On Fri, Apr 5, 2019 at 3:42 AM Dave Taht <dave.taht@gmail.com> wrote:

> I see from the iccrg preso at 7 minutes 55 s in, that there is a test
> described as:
>
> 20 BBRv2 flows
> starting each 100ms, 1G, 1ms
> Linux codel with ECN ce_threshold at 242us sojurn time.
>

Hi, Dave! Thanks for your e-mail.


> I interpret this as
>
> 20 flows, starting 100ms apart
> on a 1G link
> with a 1ms transit time
> and linux codel with ce_threshold 242us
>

Yes, except the 1ms is end-to-end two-way propagation time.
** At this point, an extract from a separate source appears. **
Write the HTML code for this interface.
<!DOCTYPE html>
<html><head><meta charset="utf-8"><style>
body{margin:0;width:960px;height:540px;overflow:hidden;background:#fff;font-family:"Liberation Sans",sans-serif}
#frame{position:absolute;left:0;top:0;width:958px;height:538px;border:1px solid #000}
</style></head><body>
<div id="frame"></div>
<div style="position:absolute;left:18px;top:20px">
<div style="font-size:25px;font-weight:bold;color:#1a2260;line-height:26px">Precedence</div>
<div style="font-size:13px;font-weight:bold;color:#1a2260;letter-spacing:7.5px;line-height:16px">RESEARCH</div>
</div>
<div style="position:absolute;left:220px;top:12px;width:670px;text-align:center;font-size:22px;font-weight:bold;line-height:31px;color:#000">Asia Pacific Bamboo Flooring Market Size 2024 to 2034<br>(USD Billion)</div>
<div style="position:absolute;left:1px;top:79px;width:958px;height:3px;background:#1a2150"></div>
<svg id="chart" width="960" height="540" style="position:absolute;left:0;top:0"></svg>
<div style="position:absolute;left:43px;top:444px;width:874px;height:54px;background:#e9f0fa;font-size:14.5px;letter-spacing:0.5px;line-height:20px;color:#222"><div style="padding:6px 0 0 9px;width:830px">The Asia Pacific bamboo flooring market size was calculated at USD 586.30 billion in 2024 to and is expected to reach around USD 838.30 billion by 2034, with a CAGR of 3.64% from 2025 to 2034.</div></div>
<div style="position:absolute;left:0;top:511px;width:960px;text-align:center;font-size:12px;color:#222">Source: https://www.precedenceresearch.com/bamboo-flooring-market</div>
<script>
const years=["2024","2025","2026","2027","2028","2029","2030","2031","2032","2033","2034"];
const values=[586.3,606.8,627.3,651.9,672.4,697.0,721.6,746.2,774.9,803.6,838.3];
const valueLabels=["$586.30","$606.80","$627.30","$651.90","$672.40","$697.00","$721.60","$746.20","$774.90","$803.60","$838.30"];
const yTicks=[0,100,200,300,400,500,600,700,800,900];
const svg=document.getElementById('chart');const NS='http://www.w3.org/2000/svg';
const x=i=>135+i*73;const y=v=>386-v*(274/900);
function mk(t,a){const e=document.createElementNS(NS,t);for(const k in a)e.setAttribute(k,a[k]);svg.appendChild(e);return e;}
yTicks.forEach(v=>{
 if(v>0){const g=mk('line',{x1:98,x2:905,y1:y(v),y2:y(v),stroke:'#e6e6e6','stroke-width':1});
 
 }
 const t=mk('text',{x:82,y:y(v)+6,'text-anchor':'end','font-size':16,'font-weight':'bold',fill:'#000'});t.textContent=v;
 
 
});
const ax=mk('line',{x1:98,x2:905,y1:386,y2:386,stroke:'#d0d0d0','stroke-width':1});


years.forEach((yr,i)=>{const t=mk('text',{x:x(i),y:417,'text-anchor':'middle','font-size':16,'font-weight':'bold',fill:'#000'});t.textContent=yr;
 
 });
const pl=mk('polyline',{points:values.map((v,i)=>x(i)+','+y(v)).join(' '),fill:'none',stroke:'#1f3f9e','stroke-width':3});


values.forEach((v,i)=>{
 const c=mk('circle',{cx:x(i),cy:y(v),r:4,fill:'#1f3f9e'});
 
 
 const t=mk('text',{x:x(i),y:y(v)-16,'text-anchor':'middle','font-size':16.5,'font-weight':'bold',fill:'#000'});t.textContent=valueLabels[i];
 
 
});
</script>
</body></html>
> 0) This is iperf? There is no crypto?
>

Each flow is a netperf TCP stream, with no crypto.


>
> 1) "sojourn time" not as as setting the codel target to 242us?
>
> I tend to mentally tie the concept of sojourn time to the target
> variable, not ce_threshold
>

Right. I didn't mean setting the codel target to 242us. Where the slide
says "Linux codel with ECN ce_threshold at 242us sojourn time" I literally
mean a Linux machine with a codel qdisc configured as:

  codel ce_threshold 242us

This is using the ce_threshold feature added in:

https://git.kernel.org/pub/scm/linux/kernel/git/torvalds/linux.git/commit/?id=80ba92fa1a92dea1

... for which the commit message says:

"A DCTCP enabled egress port simply have a queue occupancy threshold
above which ECT packets get CE mark. In codel language this translates to a
sojourn time, so that one doesn't have to worry about bytes or bandwidth
but delays."

The 242us comes from the seriailization delay for 20 packets at 1Gbps.
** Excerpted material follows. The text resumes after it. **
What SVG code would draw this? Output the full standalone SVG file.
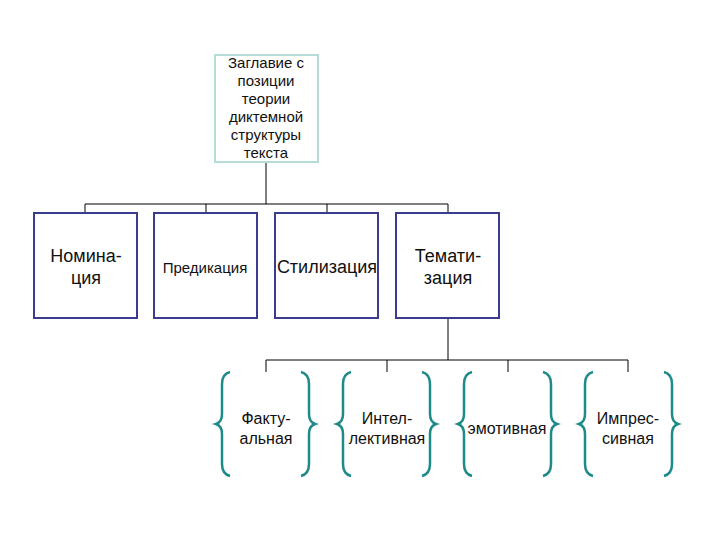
<svg xmlns="http://www.w3.org/2000/svg" width="720" height="540" viewBox="0 0 720 540">
<style>
.b{fill:#fff;stroke:#3b3b8f;stroke-width:2}
.t{font-family:"Liberation Sans",Arial,sans-serif;text-anchor:middle;fill:#111}
.br{fill:none;stroke:#1f8a8a;stroke-width:2.5}
.c{stroke:#000;stroke-width:1;fill:none}
</style>
<rect width="720" height="540" fill="#fff"/>
<g id="connectors">
<path class="c" d="M266 162V204M85 213V204H448V213M206 204V213M327 204V213"/>
<path class="c" d="M448 318V360M266 372V360H628V372M387 360V372M508 360V372"/>
</g>
<g id="root"><rect x="215" y="55" width="103" height="107" fill="#fff" stroke="#b5dcd6" stroke-width="2"/>
<text class="t" font-size="15"><tspan x="266" y="68">Заглавие с</tspan><tspan x="266" y="86">позиции</tspan><tspan x="266" y="104">теории</tspan><tspan x="266" y="122">диктемной</tspan><tspan x="266" y="140">структуры</tspan><tspan x="266" y="158">текста</tspan></text></g>
<g id="n1"><rect class="b" x="34" y="213" width="103" height="105"/><text class="t" font-size="18"><tspan x="86" y="262">Номина-</tspan><tspan x="86" y="284">ция</tspan></text></g>
<g id="n2"><rect class="b" x="154" y="213" width="103" height="105"/><text class="t" font-size="15" x="205" y="273">Предикация</text></g>
<g id="n3"><rect class="b" x="275" y="213" width="103" height="105"/><text class="t" font-size="18" x="327" y="273">Стилизация</text></g>
<g id="n4"><rect class="b" x="396" y="213" width="103" height="105"/><text class="t" font-size="18"><tspan x="448" y="262">Темати-</tspan><tspan x="448" y="284">зация</tspan></text></g>
<defs>
<path id="lb" class="br" d="M12 0Q4 2 4 12V42Q4 50 -2 52Q4 54 4 62V92Q4 102 12 104"/>
<path id="rb" class="br" d="M0 0Q8 2 8 12V42Q8 50 14 52Q8 54 8 62V92Q8 102 0 104"/>
</defs>
<g id="m1"><use href="#lb" x="218" y="372"/><use href="#rb" x="301" y="372"/><text class="t" font-size="16"><tspan x="266" y="424">Факту-</tspan><tspan x="266" y="444">альная</tspan></text></g>
<g id="m2"><use href="#lb" x="339" y="372"/><use href="#rb" x="422" y="372"/><text class="t" font-size="16"><tspan x="387" y="424">Интел-</tspan><tspan x="387" y="444">лективная</tspan></text></g>
<g id="m3"><use href="#lb" x="460" y="372"/><use href="#rb" x="543" y="372"/><text class="t" font-size="16" x="507" y="434">эмотивная</text></g>
<g id="m4"><use href="#lb" x="581" y="372"/><use href="#rb" x="664" y="372"/><text class="t" font-size="16"><tspan x="628" y="424">Импрес-</tspan><tspan x="628" y="444">сивная</tspan></text></g>
</svg>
2) In our current SCE work we have repurposed ce_threshold to do sce
> instead (to save on cpu and also to make it possible to fiddle without
> making a userspace api change). Should we instead create a separate
> sce_threshold option to allow for backward compatible usage?
>

Yes, you would need to maintain the semantics of ce_threshold for backwards
compatibility for users who are relying on the current semantics. IMHO your
suggestion to use a separate sce_threshold sounds like the way to go, if
adding SCE to qdiscs in Linux.


> 3) Transit time on your typical 1G link is actually 13us for a big
> packet, why 1ms?
>

The 1ms is the path two-way propagation delay ("min RTT"). We run a range
of RTTs in our tests, and the graph happens to be for an RTT of 1ms.


> is that 1ms from netem?
>

Yes.


> 4) What is the topology here?
>
> host -> qdisc -> wire -> host?
>
> host -> qdisc -> wire -> router -> host?
>

Those two won't work with Linux TCP, because putting the qdisc on the
sender pulls the qdisc delays inside the TSQ control loop, giving a
behavior very different from reality (even CUBIC won't bloat if the network
emulation qdiscs are on the sender host).

What we use for our testing is:

  host -> wire -> qdiscs -> host

Where "qdiscs" includes netem and whatever AQM is in use, if any.


> 5) What was the result with fq_codel instead?
>

With fq_codel and the same ECN marking threshold (fq_codel ce_threshold
242us), we see slightly smoother fairness properties (not surprising) but
with slightly higher latency.

The basic summary:

retransmits: 0
flow throughput: [46.77 .. 51.48]
RTT samples at various percentiles:
  %   | RTT (ms)
------+---------
   0    1.009
  50    1.334
  60    1.416
  70    1.493
  80    1.569
  90    1.655
  95    1.725
  99    1.902
  99.9  2.328
 100    6.414

Bandwidth share graphs are attached. (Hopefully the graphs will make it
through various lists; if not, you can check the bbr-dev group thread
<https://groups.google.com/d/msg/bbr-dev/34nWGWLUjp4/nBxQRV01BgAJ>.)

best,
neal